Modelling time series with temporal and spatial correlations in transport planning using hierarchical ARIMA-copula Model: A Bayesian approach

Time series analysis has been used extensively in transport research in areas such as traffic operations, transport planning, safety and environmental sustainability. The frequentist time series modelling is a dominant approach to estimate model parameters, typically by maximising the likelihood function, the least-squares method or the generalised method of moments. In contrast, the Bayesian approach determines a posterior distribution for the model parameters based on the data and the parameters' prior distributions. Bayesian analysis might be challenging as requires high computational estimations. However, efficient algorithms, such as Markov chain Monte Carlo (MCMC), and the emergence of powerful computing facilities have made this type of analysis more attractive. While Bayesian approaches have gained increasing attention, transport research on time series data has been chiefly inclined toward frequentist-based models. This study provides insights into the inference and prediction of hierarchical Bayesian ARIMA models developed for time series transport data. Using the Metropolis-Hastings algorithm for the posterior inference, we illustrate the statistical properties of our approach. In addition, a Bayesian copula model has been developed to present the correlation between multivariate time series data. The developed joint model provides a fully Bayesian hierarchical ARIMA-copula model that can model both temporal and spatial correlations.

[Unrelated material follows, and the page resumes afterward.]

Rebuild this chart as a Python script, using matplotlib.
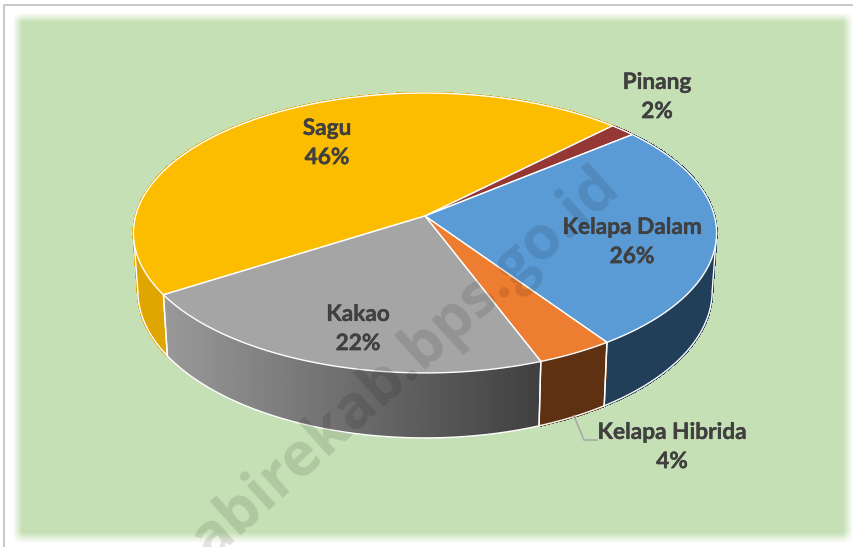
import numpy as np
import matplotlib
matplotlib.use("Agg")
import matplotlib.pyplot as plt
import matplotlib.patheffects as pe
from matplotlib.collections import PolyCollection
from matplotlib.patches import Polygon

# values
categories = ["Sagu", "Pinang", "Kelapa Dalam", "Kelapa Hibrida", "Kakao"]
values = [46.4, 1.6, 26.4, 3.8, 21.8]

top_colors = ["#FCBD00", "#953735", "#5B9BD5", "#ED7D31", "#A5A5A5"]
side_colors = ["#DFA500", "#6E2624", "#223F59", "#5F3113", None]
label_pos = [(327, 143), (657, 97), (632, 242), (672, 447), (358, 329)]

W, H = 854, 547
start = 212.3  # degrees, slices run clockwise
k = 0.1213  # perspective of the pie top

def project(theta):
    u, v = np.cos(theta), np.sin(theta)
    w = 1 / (1 + k * v)
    return 425 + 289.4 * u * w, 216 - 137.9 * v * w

def lower(x, y):
    # bottom face of the pie, slightly smaller and further down
    return 425 + 0.985 * (x - 425), 438 + 1.05 * (y - 373)

fig = plt.figure(figsize=(W / 100, H / 100), dpi=100)
ax = fig.add_axes([0, 0, 1, 1])
ax.axis("off")

# green panel with soft edges
xx, yy = np.meshgrid(np.arange(W) + 0.5, np.arange(H) + 0.5)
mask = np.clip((xx - 13) / 9, 0, 1) * np.clip((yy - 13) / 9, 0, 1)
mask = mask * np.clip((853 - xx) / 10, 0, 1) * np.clip((543 - yy) / 11, 0, 1)
bg = np.ones((H, W, 3))
for c, chan in enumerate((0xC5, 0xE0, 0xB4)):
    bg[..., c] = 1 - mask * (1 - chan / 255)
ax.imshow(bg, extent=(0, W, H, 0), aspect="auto", zorder=0)
ax.plot([4.5, 4.5, W], [H, 4.5, 4.5], color="#BFBFBF", lw=1.2, zorder=1)

edges = start - np.cumsum([0] + values) * 3.6

ring = np.radians(np.linspace(0, 360, 1441))
rx, ry = project(ring)
rbx, rby = lower(rx, ry)
cut_y = rby[np.argmin(rbx)]  # above this the bottom edge is behind the side

# sides first, back slices get hidden by the top face
for i in range(len(values)):
    th = np.radians(np.linspace(edges[i], edges[i + 1], 200))
    x, y = project(th)
    bx, by = lower(x, y)
    if side_colors[i] is None:
        pts = np.column_stack([np.r_[x, bx[::-1]], np.r_[y, by[::-1]]])
        poly = Polygon(pts, closed=True, facecolor="none", edgecolor="none", zorder=2)
        ax.add_patch(poly)
        grad = np.linspace(0.60, 0.25, 256).reshape(1, -1)
        im = ax.imshow(grad, extent=(165, 542, 440, 290), cmap="gray", vmin=0, vmax=1,
                       aspect="auto", zorder=2)
        im.set_clip_path(poly)
    else:
        # small quads so the part round the left/right tangent is covered too
        quads = [[(x[j], y[j]), (x[j + 1], y[j + 1]), (bx[j + 1], by[j + 1]), (bx[j], by[j])]
                 for j in range(len(x) - 1)]
        ax.add_collection(PolyCollection(quads, facecolors=side_colors[i], edgecolors=side_colors[i],
                                         linewidths=1, antialiaseds=False, zorder=2))
    ax.plot(np.where(by >= cut_y, bx, np.nan), by, color="white", lw=1, zorder=3)
    for e in (0, -1):
        ax.plot([x[e], bx[e]], [y[e], by[e]], color="white", lw=1, zorder=3)

# white outline where the side leaves the top face
for ext in (np.argmin, np.argmax):
    a, b = ext(rx), ext(rbx)
    ax.plot([rx[a], rbx[b]], [ry[a], rby[b]], color="white", lw=1, zorder=3)

# top face
for i in range(len(values)):
    th = np.radians(np.linspace(edges[i], edges[i + 1], 300))
    x, y = project(th)
    pts = np.column_stack([np.r_[425, x], np.r_[216, y]])
    ax.add_patch(Polygon(pts, closed=True, facecolor=top_colors[i], edgecolor="white",
                         lw=1, joinstyle="round", zorder=4))

# leader line of the small slice
ax.plot([574, 584, 597], [416, 440, 440], color="#A9A9A9", lw=1.2, zorder=5)

for name, val, pos in zip(categories, values, label_pos):
    t = ax.text(pos[0], pos[1], f"{name}\n{val:.0f}%", ha="center", va="center",
                family="Lato", weight="bold", fontsize=16.3, color="#404040",
                linespacing=1.48, zorder=6)
    t.set_path_effects([pe.withStroke(linewidth=0.25, foreground="#404040")])

# site watermark
ax.text(406, 364, "abirekab.bps.go.id", ha="center", va="center", rotation=42,
        rotation_mode="anchor", family="Open Sans", weight="bold", fontsize=43.5,
        color="black", alpha=0.11, zorder=7)

ax.set_xlim(0, W)
ax.set_ylim(H, 0)
fig.savefig("out.png", dpi=100)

The Bayesian approach for approximating posterior distributions model parameters makes the Bayesian model a viable substitute to the frequentist model whenever the frequentist model parameters cannot be estimated due to complications associated with maximising the likelihood function or a small sample. We then demonstrate practical implementations of the models examined in realworld cases where the model's performance is compared with the vector auto-regression (VAR) model.